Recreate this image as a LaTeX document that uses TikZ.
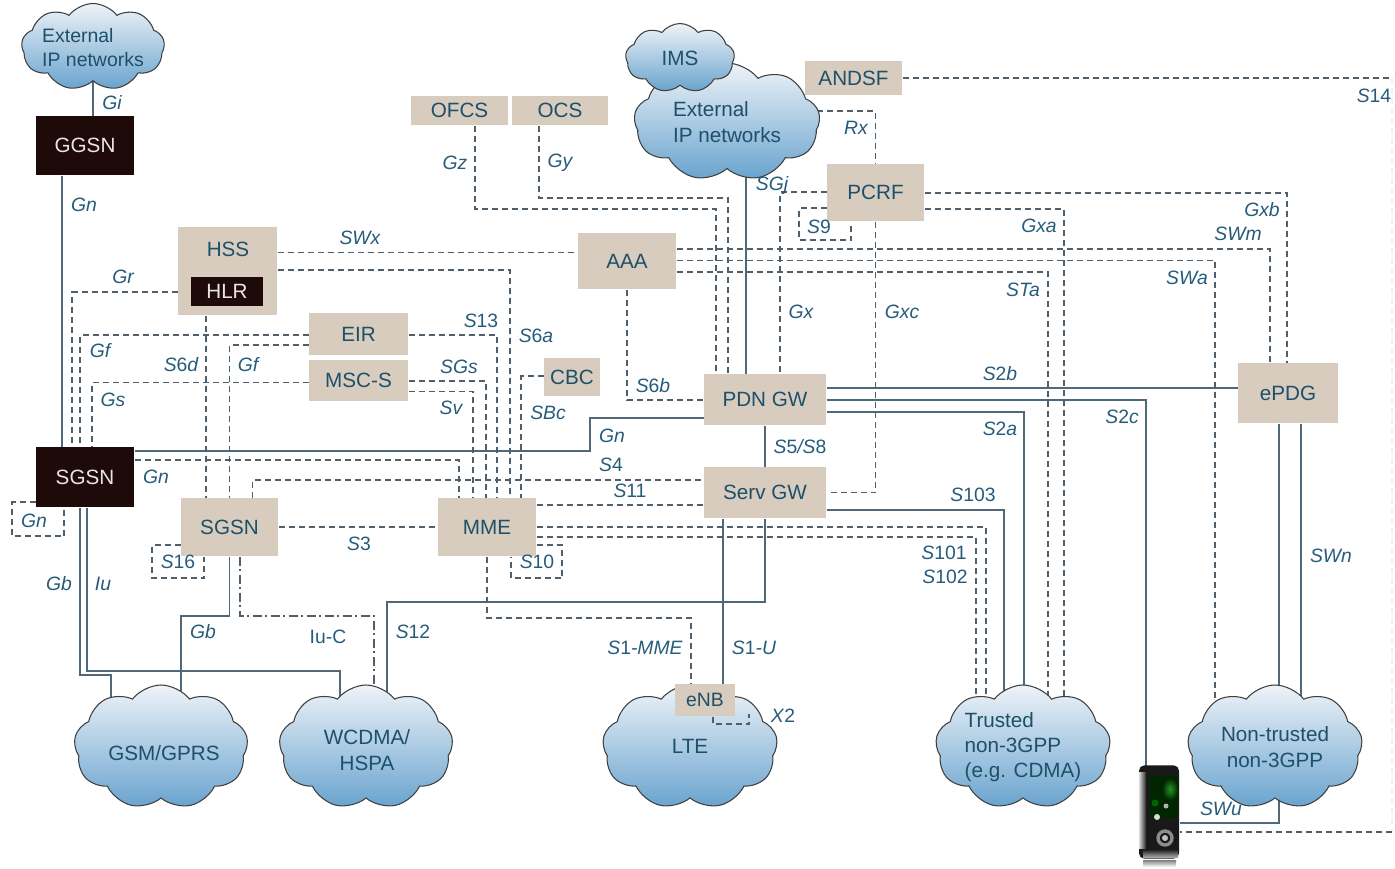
\documentclass[tikz,border=0pt]{standalone}
\usepackage{fontspec}
\setmainfont{Liberation Sans}
\usetikzlibrary{shapes.symbols}
\definecolor{boxbeige}{RGB}{216,204,190}
\definecolor{boxblack}{RGB}{30,10,8}
\definecolor{boxtext}{RGB}{30,80,105}
\definecolor{labtext}{RGB}{38,92,122}
\definecolor{solidcol}{RGB}{80,105,122}
\definecolor{dashcol}{RGB}{80,95,108}
\definecolor{cloudtop}{RGB}{238,243,248}
\definecolor{cloudbot}{RGB}{105,163,206}
\pgfdeclarelayer{background}
\pgfsetlayers{background,main}
\newcommand{\Sn}[1]{S\textup{#1}}
\tikzset{every picture/.style={line width=0.75pt}}
\tikzset{
    boxsize/.style 2 args={minimum width=#1*0.75pt,minimum height=#2*0.75pt},
    beigebox/.style={fill=boxbeige,text=boxtext,inner sep=0pt,font=\fontsize{15.5}{18}\selectfont},
    blackbox/.style={fill=boxblack,text=boxbeige!50!white,inner sep=0pt,font=\fontsize{15.5}{18}\selectfont},
    netcloud/.style={shape=cloud,cloud puffs=9,cloud puff arc=105,aspect=1.45,inner sep=0pt,shape border rotate=12,
        draw=black!75,line width=0.8pt,top color=cloudtop,bottom color=cloudbot},
    cloudlab/.style={text=boxtext,inner sep=0pt,align=center,font=\fontsize{15.5}{19}\selectfont},
    lab/.style={text=labtext,inner sep=0pt,font=\fontsize{14.5}{17}\selectfont\itshape},
    solidline/.style={draw=solidcol,line width=1.1pt},
    dashline/.style={draw=dashcol,line width=0.8pt,dash pattern=on 4.5pt off 3pt},
    dotline/.style={draw=dashcol,line width=0.8pt,dash pattern=on 7pt off 2.5pt on 1.5pt off 2.5pt}
}

\begin{document}
\begin{tikzpicture}[x=0.75pt,y=0.75pt,yscale=-1,xscale=1]
    \useasboundingbox (0,0) rectangle (1395,868);

    % Clouds
    \node[netcloud,boxsize={143}{87}] (extleft) at (93,47) {};
    \node[cloudlab,align=left,font=\fontsize{14.6}{18}\selectfont] (extleftlab) at (93,48) {External\\IP networks};
    \node[netcloud,boxsize={186}{118}] (extmain) at (727,122) {};
    \node[cloudlab,align=left] (extmainlab) at (727,122) {External\\IP networks};
    \node[netcloud,boxsize={109}{69}] (ims) at (680,58) {};
    \node[cloudlab] (imslab) at (680,58) {IMS};
    \node[netcloud,boxsize={174}{124}] (gsm) at (161,747) {};
    \node[cloudlab] (gsmlab) at (164,753) {GSM/GPRS};
    \node[netcloud,boxsize={174}{124}] (wcdma) at (366,747) {};
    \node[cloudlab] (wcdmalab) at (367,750) {WCDMA/\\HSPA};
    \node[netcloud,boxsize={175}{124}] (lte) at (690,747) {};
    \node[cloudlab] (ltelab) at (690,746) {LTE};
    \node[netcloud,boxsize={175}{124}] (trusted) at (1023,747) {};
    \node[cloudlab,align=left] (trustedlab) at (1023,747) {Trusted\\non-3GPP\\(e.g. CDMA)};
    \node[netcloud,boxsize={175}{124}] (nontrusted) at (1275,747) {};
    \node[cloudlab] (nontrustedlab) at (1275,747) {Non-trusted\\non-3GPP};

    % Boxes
    \node[blackbox,boxsize={98}{59}] (ggsn) at (85,145.5) {GGSN};
    \node[blackbox,boxsize={98}{60}] (sgsnold) at (85,477) {SGSN};
    \node[beigebox,boxsize={99}{88},text height=0pt] (hss) at (227.5,271) {};
    \node[text=boxtext,inner sep=0pt,font=\fontsize{15.5}{18}\selectfont] (hsslab) at (228,249) {HSS};
    \node[blackbox,boxsize={72}{29}] (hlr) at (227,291.5) {HLR};
    \node[beigebox,boxsize={99}{42}] (eir) at (358.5,334) {EIR};
    \node[beigebox,boxsize={99}{41}] (msc) at (358.5,380.5) {MSC-S};
    \node[beigebox,boxsize={97}{29}] (ofcs) at (459.5,110.5) {OFCS};
    \node[beigebox,boxsize={96}{29}] (ocs) at (560,110.5) {OCS};
    \node[beigebox,boxsize={97}{34}] (andsf) at (853.5,78) {ANDSF};
    \node[beigebox,boxsize={97}{57}] (pcrf) at (875.5,192.5) {PCRF};
    \node[beigebox,boxsize={98}{56}] (aaa) at (627,261) {AAA};
    \node[beigebox,boxsize={56}{38}] (cbc) at (572,377) {CBC};
    \node[beigebox,boxsize={122}{51}] (pdngw) at (765,399.5) {PDN GW};
    \node[beigebox,boxsize={122}{51}] (servgw) at (765,492.5) {Serv GW};
    \node[beigebox,boxsize={98}{58}] (mme) at (487,527) {MME};
    \node[beigebox,boxsize={97}{58}] (sgsn) at (229.5,527) {SGSN};
    \node[beigebox,boxsize={100}{60}] (epdg) at (1288,393) {ePDG};
    \node[beigebox,boxsize={60}{32},font=\fontsize{14.5}{17}\selectfont] (enb) at (705,700) {eNB};

    % Phone
    \node[fill=black!90,rounded corners=4pt,minimum width=30pt,minimum height=70pt,inner sep=0pt] (phone) at (1159,812) {};
    \shade[left color=black!15,right color=black!85] (1139,772) rectangle (1146,848);
    \shade[top color=black!85,bottom color=black!35] (1143,850) rectangle (1178,857);
    \shade[top color=black!50,bottom color=white] (1143,860) rectangle (1176,867);
    \fill[black!85!green] (1150,776) rectangle (1177,818);
    \shade[inner color=green!50!black!85!white,outer color=black!85!green] (1162,778) rectangle (1178,800);
    \fill[green!40!black] (1155,803) circle (3.5);
    \fill[black!15] (1157,817) circle (3);
    \fill[black!30] (1166,806) circle (2.5);
    \draw[black!45,line width=2.5pt] (1165,838) circle (7);
    \fill[black!25] (1165,838) circle (3);

    \begin{pgfonlayer}{background}
    %Straight Lines
    \draw[solidline] (extleft.center -| 93,0) -- (ggsn.north -| 93,0);
    \draw[solidline] (ggsn.south -| 62,0) -- (sgsnold.north -| 62,0);
    \draw[solidline] (sgsnold.east |- 0,451) -| (590,418) -- (pdngw.west |- 0,418);
    \draw[solidline] (sgsnold.south -| 80,0) |- (111,675) -- (gsm.center -| 111,0);
    \draw[solidline] (sgsnold.south -| 87,0) |- (340,671) -- (wcdma.center -| 340,0);
    \draw[solidline] (sgsn.south) |- (181,616) -- (gsm.center -| 181,0);
    \draw[solidline] (wcdma.center -| 387,0) |- (765,602) -- (servgw.south);
    \draw[solidline] (servgw.south -| 723,0) -- (enb.north -| 723,0);
    \draw[solidline] (pdngw.south) -- (servgw.north);
    \draw[solidline] (extmain.center -| 746,0) -- (pdngw.north -| 746,0);
    \draw[solidline] (pdngw.east |- 0,388) -- (epdg.west |- 0,388);
    \draw[solidline] (pdngw.east |- 0,400) -| (phone.center -| 1146,0);
    \draw[solidline] (pdngw.east |- 0,412) -| (trusted.center -| 1024,0);
    \draw[solidline] (servgw.east |- 0,510) -| (trusted.center -| 1004,0);
    \draw[solidline] (epdg.south -| 1279,0) |- (phone.east |- 0,823);
    \draw[solidline] (epdg.south -| 1301,0) -- (nontrusted.center -| 1301,0);

    %Dashed Lines
    \draw[dotline] (sgsn.south -| 240,0) |- (374,616) -- (wcdma.center -| 374,0);
    \draw[dashline] (hss.west |- 0,292) -| (sgsnold.north -| 72,0);
    \draw[dashline] (eir.west |- 0,335) -| (sgsnold.north -| 80,0);
    \draw[dashline] (eir.west |- 0,345) -| (sgsn.north);
    \draw[dashline] (msc.west |- 0,382.5) -| (sgsnold.north -| 92,0);
    \draw[dashline] (hss.south -| 206,0) -- (sgsn.north -| 206,0);
    \draw[dashline] (sgsnold.east |- 0,460) -| (mme.north -| 459,0);
    \draw[dashline] (sgsn.north -| 252.5,0) |- (servgw.west |- 0,480);
    \draw[dashline] (sgsn.east) -- (mme.west);
    \draw[dashline] (sgsn.west |- 0,545) -| (152,578) -| (sgsn.south -| 204,0);
    \draw[dashline] (sgsnold.west |- 0,502) -| (12,536) -| (sgsnold.south -| 64,0);
    \draw[dashline] (hss.east |- 0,252.5) -- (aaa.west |- 0,252.5);
    \draw[dashline] (hss.east |- 0,270) -| (mme.north -| 510,0);
    \draw[dashline] (eir.east |- 0,335) -| (mme.north -| 497,0);
    \draw[dashline] (msc.east |- 0,381) -| (mme.north -| 486,0);
    \draw[dashline] (msc.east |- 0,391.5) -| (mme.north -| 473,0);
    \draw[dashline] (cbc.west |- 0,376) -| (mme.north -| 521,0);
    \draw[dashline] (mme.east |- 0,505) -- (servgw.west |- 0,505);
    \draw[dashline] (mme.east |- 0,545) -| (562,578) -| (mme.south -| 511,0);
    \draw[dashline] (mme.east |- 0,527) -| (trusted.center -| 986,0);
    \draw[dashline] (mme.east |- 0,537) -| (trusted.center -| 976,0);
    \draw[dashline] (mme.south) |- (691,618) -- (enb.north -| 691,0);
    \draw[dashline] (aaa.south) |- (pdngw.west |- 0,400);
    \draw[dashline] (ofcs.south -| 475,0) |- (716,209) -- (pdngw.north -| 716,0);
    \draw[dashline] (ocs.south -| 539,0) |- (728,198) -- (pdngw.north -| 728,0);
    \draw[dashline] (extmain.center |- 0,111) -| (pcrf.north);
    \draw[dashline] (pcrf.west |- 0,192) -| (pdngw.north -| 780,0);
    \draw[dashline] (pcrf.west |- 0,208) -| (799,240) -| (pcrf.south -| 851,0);
    \draw[dashline] (pcrf.south) |- (servgw.east);
    \draw[dashline] (aaa.east |- 0,249) -| (epdg.north -| 1270,0);
    \draw[dashline] (aaa.east |- 0,260.5) -| (nontrusted.center -| 1215,0);
    \draw[dashline] (aaa.east |- 0,272) -| (trusted.center -| 1048,0);
    \draw[dashline] (pcrf.east |- 0,193) -| (epdg.north -| 1287,0);
    \draw[dashline] (pcrf.east |- 0,209) -| (trusted.center -| 1064,0);
    \coordinate (s14top) at (1392,78);
    \coordinate (s14low) at (1392,832);
    \draw[dashline] (andsf.east |- s14top) -- (s14top);
    \draw[dashline,draw=dashcol!8] (s14top) -- (s14low);
    \draw[dashline] (s14low) -- (phone.east |- s14low);
    \end{pgfonlayer}
    \draw[dashline] (enb.south -| 713,0) |- (749,724) -- (749,714);

    % Text Node
    \node[lab] (gi) at (112,103) {Gi};
    \node[lab] (gnggsn) at (84,205) {Gn};
    \node[lab] (swx) at (360,238) {SWx};
    \node[lab] (gr) at (123,277) {Gr};
    \node[lab] (gfleft) at (100,351) {Gf};
    \node[lab] (s6d) at (181,365) {\Sn{6}d};
    \node[lab] (gfmid) at (248,365) {Gf};
    \node[lab] (gs) at (113,400) {Gs};
    \node[lab] (s13) at (481,321) {\Sn{13}};
    \node[lab] (s6a) at (536,336) {\Sn{6}a};
    \node[lab] (sgs) at (459,367) {SGs};
    \node[lab] (sv) at (451,408) {Sv};
    \node[lab] (sbc) at (548,413) {SBc};
    \node[lab] (s6b) at (653,386) {\Sn{6}b};
    \node[lab] (gz) at (455,163) {Gz};
    \node[lab] (gy) at (560,163) {Gy};
    \node[lab] (rx) at (856,128) {Rx};
    \node[lab] (sgj) at (772,185) {SGj};
    \node[lab] (s9) at (819,227) {\Sn{9}};
    \node[lab] (gx) at (801,312) {Gx};
    \node[lab] (gxc) at (902,312) {Gxc};
    \node[lab] (s2b) at (1000,374) {\Sn{2}b};
    \node[lab] (s2a) at (1000,429) {\Sn{2}a};
    \node[lab] (s2c) at (1122,417) {\Sn{2}c};
    \node[lab] (gxa) at (1039,226) {Gxa};
    \node[lab] (sta) at (1023,290) {STa};
    \node[lab] (swa) at (1187,278) {SWa};
    \node[lab] (swm) at (1238,234) {SWm};
    \node[lab] (gxb) at (1262,210) {Gxb};
    \node[lab] (s14) at (1374,96) {\Sn{14}};
    \node[lab] (gnpdn) at (612,436) {Gn};
    \node[lab] (s5s8) at (800,447) {\Sn{5}/\Sn{8}};
    \node[lab] (s4) at (611,465) {\Sn{4}};
    \node[lab] (s11) at (630,491) {\Sn{11}};
    \node[lab] (gnmme) at (156,477) {Gn};
    \node[lab] (gnloop) at (34,521) {Gn};
    \node[lab] (s16) at (178,562) {\Sn{16}};
    \node[lab] (s10) at (537,562) {\Sn{10}};
    \node[lab] (s3) at (359,544) {\Sn{3}};
    \node[lab] (gbleft) at (59,584) {Gb};
    \node[lab] (iu) at (103,584) {Iu};
    \node[lab] (gbmid) at (203,632) {Gb};
    \node[lab] (iuc) at (328,637) {\textup{Iu-C}};
    \node[lab] (s12) at (413,632) {\Sn{12}};
    \node[lab] (s103) at (973,495) {\Sn{103}};
    \node[lab] (s101) at (944,553) {\Sn{101}};
    \node[lab] (s102) at (945,577) {\Sn{102}};
    \node[lab] (swn) at (1331,556) {SWn};
    \node[lab] (swu) at (1221,809) {SWu};
    \node[lab] (s1mme) at (645,648) {\Sn{1}-MME};
    \node[lab] (s1u) at (754,648) {\Sn{1}-U};
    \node[lab] (x2) at (783,716) {X\textup{2}};

\end{tikzpicture}
\end{document}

====

> [Instructions for the task]
Pictures stay out. Print the data exactly, from its first line through the line containing "(0,0) rectangle (1395,868);".

> [Solution to the exercise]
Recreate this image as a LaTeX document that uses TikZ.
\documentclass[tikz,border=0pt]{standalone}
\usepackage{fontspec}
\setmainfont{Liberation Sans}
\usetikzlibrary{shapes.symbols}
\definecolor{boxbeige}{RGB}{216,204,190}
\definecolor{boxblack}{RGB}{30,10,8}
\definecolor{boxtext}{RGB}{30,80,105}
\definecolor{labtext}{RGB}{38,92,122}
\definecolor{solidcol}{RGB}{80,105,122}
\definecolor{dashcol}{RGB}{80,95,108}
\definecolor{cloudtop}{RGB}{238,243,248}
\definecolor{cloudbot}{RGB}{105,163,206}
\pgfdeclarelayer{background}
\pgfsetlayers{background,main}
\newcommand{\Sn}[1]{S\textup{#1}}
\tikzset{every picture/.style={line width=0.75pt}}
\tikzset{
    boxsize/.style 2 args={minimum width=#1*0.75pt,minimum height=#2*0.75pt},
    beigebox/.style={fill=boxbeige,text=boxtext,inner sep=0pt,font=\fontsize{15.5}{18}\selectfont},
    blackbox/.style={fill=boxblack,text=boxbeige!50!white,inner sep=0pt,font=\fontsize{15.5}{18}\selectfont},
    netcloud/.style={shape=cloud,cloud puffs=9,cloud puff arc=105,aspect=1.45,inner sep=0pt,shape border rotate=12,
        draw=black!75,line width=0.8pt,top color=cloudtop,bottom color=cloudbot},
    cloudlab/.style={text=boxtext,inner sep=0pt,align=center,font=\fontsize{15.5}{19}\selectfont},
    lab/.style={text=labtext,inner sep=0pt,font=\fontsize{14.5}{17}\selectfont\itshape},
    solidline/.style={draw=solidcol,line width=1.1pt},
    dashline/.style={draw=dashcol,line width=0.8pt,dash pattern=on 4.5pt off 3pt},
    dotline/.style={draw=dashcol,line width=0.8pt,dash pattern=on 7pt off 2.5pt on 1.5pt off 2.5pt}
}

\begin{document}
\begin{tikzpicture}[x=0.75pt,y=0.75pt,yscale=-1,xscale=1]
    \useasboundingbox (0,0) rectangle (1395,868);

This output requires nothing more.